We can see that those who lie flat have that “lung power” and know the boundaries of doing so. When the “involution” comes, the high pressure forces some to lie down. But do we know that “lung power” is required before lying flat? At least we need food to eat and clothes to keep warm. If one takes it as a disguise of laziness, that will be very shameful. Lying flat is not equal to wallowing in degeneration and despair. Instead, it means to abandon the vicious competition -- involution, and choose to live with lower and reasonable desires. It is fair to say that lying flat is what most people are opt to do as a way of pouring out their emotions with self-mockery.

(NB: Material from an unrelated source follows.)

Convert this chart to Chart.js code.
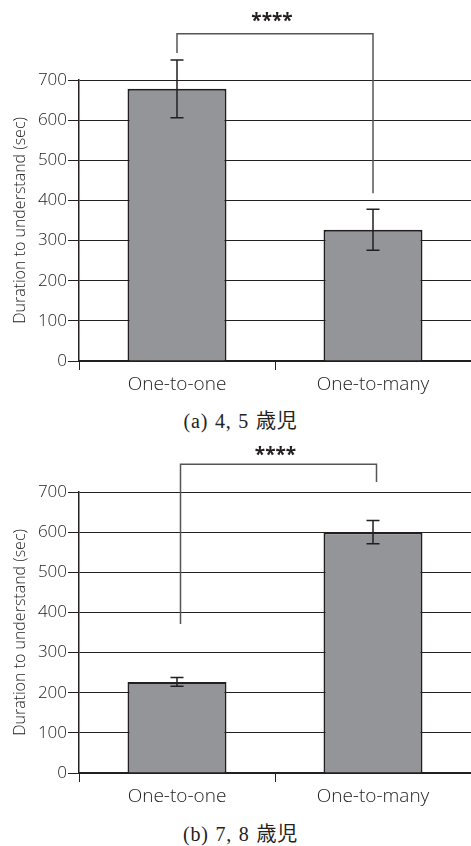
<!DOCTYPE html>
<html>
<head>
<meta charset="utf-8">
<script src="https://cdn.jsdelivr.net/npm/chart.js@4.4.0/dist/chart.umd.min.js"></script>
<style>
  html, body { margin: 0; padding: 0; background: #fff; }
  body { width: 471px; height: 846px; position: relative; overflow: hidden; }
  .panel { position: absolute; left: 0; width: 471px; height: 400px; }
  .caption {
    position: absolute; left: 0; width: 471px; text-align: center;
    font-family: "Liberation Serif", "Noto Sans CJK JP", serif;
    font-size: 20px; line-height: 22px; color: #222;
    letter-spacing: 0.8px; word-spacing: 1px;
    padding-left: 10px; box-sizing: border-box;
  }
</style>
</head>
<body>
<div class="panel" style="top:0"><canvas id="chartA" width="471" height="400"></canvas></div>
<div class="caption" style="top:410px">(a) 4, 5 歳児</div>
<div class="panel" style="top:412px"><canvas id="chartB" width="471" height="400"></canvas></div>
<div class="caption" style="top:823px">(b) 7, 8 歳児</div>

<script>
// Conditions compared in both panels
const categories = ['One-to-one', 'One-to-many'];

// Panel (a): 4-5 year olds — mean duration and error (sec)
const meansA = [678, 327];
const errorsA = [72, 51];

// Panel (b): 7-8 year olds — mean duration and error (sec)
const meansB = [227, 600];
const errorsB = [11, 29];

// Y axis range and step
const yMin = 0;
const yMax = 700;
const yStep = 100;

// Significance brackets: [bar height, left leg end, right leg end] in seconds
const bracketA = [815, 767, 418];
const bracketB = [769, 371, 725];
const sigLabel = '****';

const axisTitle = 'Duration to understand (sec)';
const sansFont = '"Open Sans", "Noto Sans", sans-serif';
const ink = '#231f20';

// Draws error bars and the significance bracket on top of the bars
const annotate = {
  id: 'annotate',
  afterDatasetsDraw(chart, args, opts) {
    const { ctx } = chart;
    const y = chart.scales.y;
    const meta = chart.getDatasetMeta(0);
    ctx.save();
    // error bars
    ctx.strokeStyle = ink;
    ctx.lineWidth = 1.5;
    const cap = 6.5;
    opts.errors.forEach((e, i) => {
      const x = meta.data[i].x;
      const m = opts.means[i];
      const yHi = y.getPixelForValue(m + e);
      const yLo = y.getPixelForValue(m - e);
      ctx.beginPath();
      ctx.moveTo(x, yHi); ctx.lineTo(x, yLo);
      ctx.moveTo(x - cap, yHi); ctx.lineTo(x + cap, yHi);
      ctx.moveTo(x - cap, yLo); ctx.lineTo(x + cap, yLo);
      ctx.stroke();
    });
    // significance bracket
    const [top, leftEnd, rightEnd] = opts.bracket;
    const x0 = meta.data[0].x + opts.dx;
    const x1 = meta.data[1].x + opts.dx;
    const yt = y.getPixelForValue(top);
    ctx.strokeStyle = '#555';
    ctx.lineWidth = 1.5;
    ctx.beginPath();
    ctx.moveTo(x0, y.getPixelForValue(leftEnd));
    ctx.lineTo(x0, yt);
    ctx.lineTo(x1, yt);
    ctx.lineTo(x1, y.getPixelForValue(rightEnd));
    ctx.stroke();
    ctx.fillStyle = ink;
    ctx.font = 'bold 19px ' + sansFont;
    ctx.textAlign = 'center';
    ctx.textBaseline = 'alphabetic';
    ctx.fillText(sigLabel, (x0 + x1) / 2 - 3, yt - opts.labelGap);
    ctx.restore();
  }
};

function makeChart(id, means, errors, bracket, dx, labelGap) {
  return new Chart(document.getElementById(id), {
    type: 'bar',
    data: {
      labels: categories,
      datasets: [{
        data: means,
        backgroundColor: '#939598',
        borderColor: ink,
        borderWidth: 2,
        barPercentage: 0.505,
        categoryPercentage: 1.0
      }]
    },
    options: {
      responsive: false,
      animation: false,
      events: [],
      layout: { padding: { top: 80, left: 0, right: 0, bottom: 0 } },
      plugins: {
        legend: { display: false },
        tooltip: { enabled: false },
        annotate: { means, errors, bracket, dx, labelGap }
      },
      scales: {
        x: {
          offset: true,
          afterFit: (s) => { s.height = 39; },
          grid: {
            offset: true,
            drawOnChartArea: false,
            drawTicks: true,
            tickLength: 9,
            color: ink,
            lineWidth: 1
          },
          border: { display: true, color: ink, width: 2 },
          ticks: {
            color: '#222',
            padding: 3,
            font: { family: sansFont, size: 19, weight: 300 }
          }
        },
        y: {
          min: yMin,
          max: yMax,
          afterFit: (s) => { s.width = 79; },
          ticks: {
            stepSize: yStep,
            color: '#222',
            padding: 1,
            font: { family: sansFont, size: 17, weight: 300 }
          },
          grid: { color: ink, lineWidth: 1, tickLength: 11 },
          border: { display: true, color: ink, width: 1.5 },
          title: {
            display: true,
            text: axisTitle,
            color: '#222',
            padding: { top: 11, bottom: 0 },
            font: { family: sansFont, size: 16, weight: 300 }
          }
        }
      }
    },
    plugins: [annotate]
  });
}

makeChart('chartA', meansA, errorsA, bracketA, 0, 7);
makeChart('chartB', meansB, errorsB, bracketB, 3.5, 3);
</script>
</body>
</html>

From my perspective, the essence of lying flat is not to “lie”, nor lying down like one without dreams (or xianyu in Chinese). The point is the “flat”, to have the right to lie down for a while in a peaceful and pleasurable state of mind like someone with no dreams. The real lying down is not to exclude oneself from the bustle and hustle of the city life, but to build a fence and grow chrysanthemums in our hearts like what Tao Yuanming did when living in seclusion. As Yang Jiang (a female Chinese writer) said, “The most tantalizing scenery one can see is the calmness and easiness.”
Lying flat also reminds me of a piece of verse in Isaiah 30:15: “This is what the Sovereign Lord, the Holy One of Israel, says: ‘In repentance and rest is your salvation, in quietness and trust is your strength.’” What a beautiful message it is! Such a timely call is an invaluable reminder to those who busy themselves today. Only armed with inner peace can help one overcome hardships, as it is a source of silent but powerful strength. Like the Creator who created with no words, everything on earth grows with its own goodness, orderly and silently. For our Christians, lying flat could be entering our rooms to pray, doing spiritual practices, and praising our God loudly. When we are busying ourselves in serving, we also need to know when to speak to our Lord in our rooms and gain comfort, faith, warmth, encouragement and strength from Him.
“But I have calmed and quieted myself, I am like a weaned child with its mother; like a weaned child I am content.” (Psalm 131:2) The moment we lie flat, namely the moment we have peace in God, we feel like a weaned child. No longer crying, we wean ourselves off any sort of milk from this secular world.
We lie down peacefully with satisfaction instead, since we rest peacefully in the arm of our God, weaning ourselves off any secular desires. We wait for Him in peace and feel satisfied for living in His presence.
Lying down is a sort of art, but standing up is for the living -- like doing squats so as to jump higher. We can lie flat, but we also need to have the heart to stand up. When lying flat in silence, the gentle whisper of the Lord will calm our anxious mind and renew our life like withered flowers drinking rain and dew. After a short break, we shall get up from the state of lying down. Having the vigor of life from our Lord and living in a well-off and stable life, we shall find our direction in this era and devote ourselves so as to be in the Lord and used by Him to shine as brightly as the summer blooming flowers.